Earlier, Juncker's spokesperson, Margaritis Schinas, said that he "underlined that the EU 27 will not reopen the withdrawal agreement, which represents a carefully balanced compromise."

Schinas said May "raised various options" for getting around the main sticking point in the Brexit negotiations, the backstop arrangement to avoid checks on the Irish border.

Describing the approximately 90-minute meeting between the European Commission's president and May as "robust but constructive," Schinas said the EU and Britain have already "made significant concessions to get a deal."

May and Juncker are due to meet again before the end of the month.

May, left, met with European Commission head Jean-Claude Juncker in Brussels on Thursday. His spokesperson said he told May the EU would not reopen the Brexit agreement. (Yves Herman/Reuters)

European Parliament President Antonio Tajani, who also met with May on Thursday, warned that the EU and Britain are on the verge of an "economic and human catastrophe" if they fail to finalize the Brexit agreement.

"We are very concerned.... This is the reality of a no-deal Brexit," he said

Tajani, whose European Parliament, like the U.K. Parliament, must endorse any deal by March 29, says that lawmakers do not want to renegotiate the legally binding divorce agreement.

But he says that they "are open to be more ambitious on our future relations, including looking at the Irish situation again if the U.K.'s red lines change."

Top EU Brexit lawmaker Guy Verhofstadt is proposing to make a separate Brexit political declaration on future EU-U.K. ties "more binding, more precise."

'Special place in hell'

May will also meet with European Council President Donald Tusk. With the gap between both sides already yawning, Tusk exacerbated the frosty climate on Wednesday by wondering aloud what "special place in hell" might be reserved for those who had no idea of how to deliver Brexit.

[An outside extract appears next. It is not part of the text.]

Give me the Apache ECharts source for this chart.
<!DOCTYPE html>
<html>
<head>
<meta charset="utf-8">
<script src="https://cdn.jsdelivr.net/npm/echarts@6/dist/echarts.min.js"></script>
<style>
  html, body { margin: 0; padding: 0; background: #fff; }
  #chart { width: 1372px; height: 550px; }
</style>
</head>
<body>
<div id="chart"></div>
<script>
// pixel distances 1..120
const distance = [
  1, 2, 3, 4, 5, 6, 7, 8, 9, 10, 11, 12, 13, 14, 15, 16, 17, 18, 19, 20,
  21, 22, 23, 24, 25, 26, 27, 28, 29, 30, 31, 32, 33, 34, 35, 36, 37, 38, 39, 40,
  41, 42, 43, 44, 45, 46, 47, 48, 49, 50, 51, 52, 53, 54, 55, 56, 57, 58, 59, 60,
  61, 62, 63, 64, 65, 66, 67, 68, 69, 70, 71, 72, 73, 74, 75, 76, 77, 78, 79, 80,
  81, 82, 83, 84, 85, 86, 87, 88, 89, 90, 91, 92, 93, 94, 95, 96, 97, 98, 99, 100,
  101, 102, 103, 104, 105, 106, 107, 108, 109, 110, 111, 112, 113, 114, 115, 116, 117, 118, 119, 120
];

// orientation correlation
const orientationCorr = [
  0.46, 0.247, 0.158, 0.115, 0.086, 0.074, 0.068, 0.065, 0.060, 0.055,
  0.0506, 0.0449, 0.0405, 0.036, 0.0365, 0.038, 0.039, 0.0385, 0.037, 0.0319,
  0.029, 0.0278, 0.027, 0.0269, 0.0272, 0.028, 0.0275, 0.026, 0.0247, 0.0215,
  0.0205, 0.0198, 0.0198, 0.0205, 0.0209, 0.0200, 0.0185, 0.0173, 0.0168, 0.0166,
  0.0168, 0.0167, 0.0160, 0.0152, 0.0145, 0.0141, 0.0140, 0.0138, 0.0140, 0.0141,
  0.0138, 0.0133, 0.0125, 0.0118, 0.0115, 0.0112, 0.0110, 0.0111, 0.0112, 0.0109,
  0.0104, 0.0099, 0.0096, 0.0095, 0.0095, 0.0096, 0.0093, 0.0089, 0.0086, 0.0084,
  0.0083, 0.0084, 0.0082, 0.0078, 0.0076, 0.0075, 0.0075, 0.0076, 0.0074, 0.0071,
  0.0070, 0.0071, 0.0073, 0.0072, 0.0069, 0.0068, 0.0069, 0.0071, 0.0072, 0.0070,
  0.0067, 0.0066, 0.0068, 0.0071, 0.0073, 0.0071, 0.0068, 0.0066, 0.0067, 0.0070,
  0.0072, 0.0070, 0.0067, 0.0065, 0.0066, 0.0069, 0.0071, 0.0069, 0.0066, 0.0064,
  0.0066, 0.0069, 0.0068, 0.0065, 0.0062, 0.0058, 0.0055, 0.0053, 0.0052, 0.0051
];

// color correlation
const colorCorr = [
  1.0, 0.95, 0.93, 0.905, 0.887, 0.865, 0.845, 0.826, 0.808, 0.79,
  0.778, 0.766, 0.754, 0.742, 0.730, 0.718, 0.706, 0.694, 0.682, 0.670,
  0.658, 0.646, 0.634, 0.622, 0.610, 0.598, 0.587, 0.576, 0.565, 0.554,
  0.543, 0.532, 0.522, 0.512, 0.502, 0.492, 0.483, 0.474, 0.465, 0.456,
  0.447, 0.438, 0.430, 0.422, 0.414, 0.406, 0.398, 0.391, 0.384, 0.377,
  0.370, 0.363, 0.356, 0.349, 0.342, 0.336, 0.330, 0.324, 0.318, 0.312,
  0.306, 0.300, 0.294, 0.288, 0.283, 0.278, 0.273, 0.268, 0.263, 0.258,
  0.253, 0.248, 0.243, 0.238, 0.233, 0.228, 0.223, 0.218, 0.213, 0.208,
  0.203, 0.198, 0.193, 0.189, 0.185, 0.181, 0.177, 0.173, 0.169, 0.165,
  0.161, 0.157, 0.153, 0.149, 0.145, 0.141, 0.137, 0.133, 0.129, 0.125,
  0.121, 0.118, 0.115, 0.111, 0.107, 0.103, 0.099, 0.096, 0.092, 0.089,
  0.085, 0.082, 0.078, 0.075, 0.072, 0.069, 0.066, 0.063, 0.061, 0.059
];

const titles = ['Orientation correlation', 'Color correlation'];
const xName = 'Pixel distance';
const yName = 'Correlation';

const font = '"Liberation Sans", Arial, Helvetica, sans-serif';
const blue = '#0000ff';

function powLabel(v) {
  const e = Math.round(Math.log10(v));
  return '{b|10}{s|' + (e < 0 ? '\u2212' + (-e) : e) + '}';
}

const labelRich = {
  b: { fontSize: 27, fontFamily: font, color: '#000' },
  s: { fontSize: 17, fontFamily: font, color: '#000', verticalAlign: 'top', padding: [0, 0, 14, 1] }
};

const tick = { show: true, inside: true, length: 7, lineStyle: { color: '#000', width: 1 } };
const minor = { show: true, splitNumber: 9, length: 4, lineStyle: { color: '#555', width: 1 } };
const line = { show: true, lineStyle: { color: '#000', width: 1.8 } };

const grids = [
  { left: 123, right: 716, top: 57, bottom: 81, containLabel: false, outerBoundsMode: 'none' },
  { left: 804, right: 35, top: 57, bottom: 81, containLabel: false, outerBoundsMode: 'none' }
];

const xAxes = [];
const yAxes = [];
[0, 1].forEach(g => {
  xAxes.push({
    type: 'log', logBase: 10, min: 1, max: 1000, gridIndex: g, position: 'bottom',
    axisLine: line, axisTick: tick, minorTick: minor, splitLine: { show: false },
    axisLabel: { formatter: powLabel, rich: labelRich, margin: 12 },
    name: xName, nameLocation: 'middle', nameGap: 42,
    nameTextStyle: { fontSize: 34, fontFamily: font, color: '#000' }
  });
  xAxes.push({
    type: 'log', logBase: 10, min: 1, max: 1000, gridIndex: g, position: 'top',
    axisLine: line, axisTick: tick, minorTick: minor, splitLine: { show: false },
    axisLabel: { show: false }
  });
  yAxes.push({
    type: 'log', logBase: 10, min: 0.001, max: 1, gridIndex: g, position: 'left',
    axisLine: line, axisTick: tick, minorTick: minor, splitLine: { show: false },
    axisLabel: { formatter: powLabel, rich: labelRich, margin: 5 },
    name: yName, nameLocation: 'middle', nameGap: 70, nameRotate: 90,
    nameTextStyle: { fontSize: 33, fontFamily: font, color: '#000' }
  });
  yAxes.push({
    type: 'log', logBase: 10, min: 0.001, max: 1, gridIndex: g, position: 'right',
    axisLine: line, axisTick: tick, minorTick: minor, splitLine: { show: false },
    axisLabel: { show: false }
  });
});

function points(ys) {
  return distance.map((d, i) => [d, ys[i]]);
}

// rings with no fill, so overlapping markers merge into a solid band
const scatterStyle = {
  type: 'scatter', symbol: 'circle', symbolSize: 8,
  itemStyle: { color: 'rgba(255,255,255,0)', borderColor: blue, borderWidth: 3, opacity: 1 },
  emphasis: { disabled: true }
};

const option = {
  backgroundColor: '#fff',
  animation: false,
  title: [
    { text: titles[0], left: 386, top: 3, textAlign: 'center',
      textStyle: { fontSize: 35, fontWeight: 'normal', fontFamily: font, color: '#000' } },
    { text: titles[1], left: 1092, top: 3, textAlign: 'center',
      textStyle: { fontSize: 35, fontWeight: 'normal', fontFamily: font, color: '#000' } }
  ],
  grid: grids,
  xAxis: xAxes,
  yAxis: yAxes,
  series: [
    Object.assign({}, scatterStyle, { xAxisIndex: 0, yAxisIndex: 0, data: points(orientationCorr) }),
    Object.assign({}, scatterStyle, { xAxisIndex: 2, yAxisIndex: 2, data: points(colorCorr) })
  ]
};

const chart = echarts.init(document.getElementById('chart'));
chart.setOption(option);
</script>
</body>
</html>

Highlighting the sensitivities, a public welcome appearance on camera between May and Tusk was suddenly cancelled, hours before the encounter.

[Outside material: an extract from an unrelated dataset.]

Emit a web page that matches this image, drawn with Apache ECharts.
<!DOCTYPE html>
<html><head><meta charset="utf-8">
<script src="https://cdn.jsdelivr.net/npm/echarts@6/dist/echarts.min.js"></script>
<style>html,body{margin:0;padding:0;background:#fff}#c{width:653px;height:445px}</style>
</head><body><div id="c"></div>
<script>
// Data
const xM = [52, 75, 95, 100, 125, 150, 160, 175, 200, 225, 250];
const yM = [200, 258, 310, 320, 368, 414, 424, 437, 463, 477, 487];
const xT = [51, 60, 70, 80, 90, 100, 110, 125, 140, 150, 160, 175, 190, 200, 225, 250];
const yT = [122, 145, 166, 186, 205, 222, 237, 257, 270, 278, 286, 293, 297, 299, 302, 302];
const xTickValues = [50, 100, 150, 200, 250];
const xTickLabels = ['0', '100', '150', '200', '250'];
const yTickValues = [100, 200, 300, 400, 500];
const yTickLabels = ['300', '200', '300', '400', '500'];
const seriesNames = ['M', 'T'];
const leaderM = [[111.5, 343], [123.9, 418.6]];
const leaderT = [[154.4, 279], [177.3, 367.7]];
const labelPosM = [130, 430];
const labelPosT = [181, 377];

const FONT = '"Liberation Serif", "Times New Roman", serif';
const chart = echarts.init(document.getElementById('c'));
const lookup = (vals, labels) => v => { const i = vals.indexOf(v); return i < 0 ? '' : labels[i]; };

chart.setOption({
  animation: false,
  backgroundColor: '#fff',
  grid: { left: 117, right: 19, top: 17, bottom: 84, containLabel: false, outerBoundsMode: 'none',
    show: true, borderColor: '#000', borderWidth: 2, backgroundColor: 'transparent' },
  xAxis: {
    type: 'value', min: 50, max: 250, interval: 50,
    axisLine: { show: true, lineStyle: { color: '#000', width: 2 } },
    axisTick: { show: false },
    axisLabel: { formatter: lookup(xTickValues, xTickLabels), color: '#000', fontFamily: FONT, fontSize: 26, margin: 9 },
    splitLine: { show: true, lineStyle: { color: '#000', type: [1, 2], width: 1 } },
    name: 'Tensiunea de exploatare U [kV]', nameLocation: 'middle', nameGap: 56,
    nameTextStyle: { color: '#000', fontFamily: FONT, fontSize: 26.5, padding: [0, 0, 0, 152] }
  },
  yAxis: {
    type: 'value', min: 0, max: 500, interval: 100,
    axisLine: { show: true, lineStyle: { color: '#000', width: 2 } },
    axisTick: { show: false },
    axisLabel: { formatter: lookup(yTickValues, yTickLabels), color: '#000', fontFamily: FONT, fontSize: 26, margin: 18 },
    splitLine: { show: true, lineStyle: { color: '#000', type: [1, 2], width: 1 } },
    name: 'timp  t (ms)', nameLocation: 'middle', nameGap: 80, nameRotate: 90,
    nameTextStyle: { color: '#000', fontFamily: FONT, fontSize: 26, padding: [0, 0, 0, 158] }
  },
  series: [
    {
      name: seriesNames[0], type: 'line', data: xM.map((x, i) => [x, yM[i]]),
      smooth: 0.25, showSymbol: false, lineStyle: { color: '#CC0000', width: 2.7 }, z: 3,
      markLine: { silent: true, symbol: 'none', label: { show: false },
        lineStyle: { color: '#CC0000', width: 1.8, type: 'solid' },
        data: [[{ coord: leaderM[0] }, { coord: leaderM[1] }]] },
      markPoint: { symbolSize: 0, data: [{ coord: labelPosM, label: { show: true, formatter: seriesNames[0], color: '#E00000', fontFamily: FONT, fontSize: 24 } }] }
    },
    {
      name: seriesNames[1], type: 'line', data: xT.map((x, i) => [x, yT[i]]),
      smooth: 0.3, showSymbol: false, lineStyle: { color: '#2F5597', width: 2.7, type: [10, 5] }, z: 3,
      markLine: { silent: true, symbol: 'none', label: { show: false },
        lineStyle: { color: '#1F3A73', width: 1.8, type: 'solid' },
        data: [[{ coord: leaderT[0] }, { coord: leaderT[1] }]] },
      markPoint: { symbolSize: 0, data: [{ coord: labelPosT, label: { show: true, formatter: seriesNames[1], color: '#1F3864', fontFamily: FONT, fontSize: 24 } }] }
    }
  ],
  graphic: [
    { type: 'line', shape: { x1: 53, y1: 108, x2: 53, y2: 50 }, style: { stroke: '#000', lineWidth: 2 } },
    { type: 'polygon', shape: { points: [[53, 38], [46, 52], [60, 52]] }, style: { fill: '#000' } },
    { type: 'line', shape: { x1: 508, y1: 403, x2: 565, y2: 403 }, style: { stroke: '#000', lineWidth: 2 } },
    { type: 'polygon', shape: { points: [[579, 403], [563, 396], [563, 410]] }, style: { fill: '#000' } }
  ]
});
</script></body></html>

U.K. officials said May's primary concern was not to be "trapped" into a controversial backstop system to avoid lengthy checks on the Irish border which could see Britain linked to the EU in a customs union for an indefinite time.

May will still be looking for changes in the 585-page legally binding withdrawal agreement, something which the 27 other EU leaders continue to vehemently oppose.

May insists that "alternative arrangements" can be found, but EU officials have been waiting for weeks for London to spell out what they are.

Irish Prime Minister Leo Varadkar said Wednesday that a majority in favour of those arrangements probably "only exists because alternative arrangements can mean what you want them to mean."

"Perhaps it's for those who have created these problems to be a bit creative now," he added.

Corbyn calls for customs union

In London, there was some momentum from the Opposition, as the leader of the Labour Party wrote to May spelling out what he wants in exchange for backing the government's Brexit plan.

In the letter, Jeremy Corbyn again demanded permanent British membership in a customs union, which May has repeatedly ruled out.

Corbyn told the prime minister she won't win his backing solely by winning concessions from the EU on the contentious Irish border issue.

The Labour leader said he is seeking "alignment with the union customs code, a common external tariff and an agreement on commercial policy that includes a U.K. say on future EU trade deals."

Corbyn's position is disappointing some Labour Party legislators, who had hoped he would back calls for a second referendum on the Brexit process.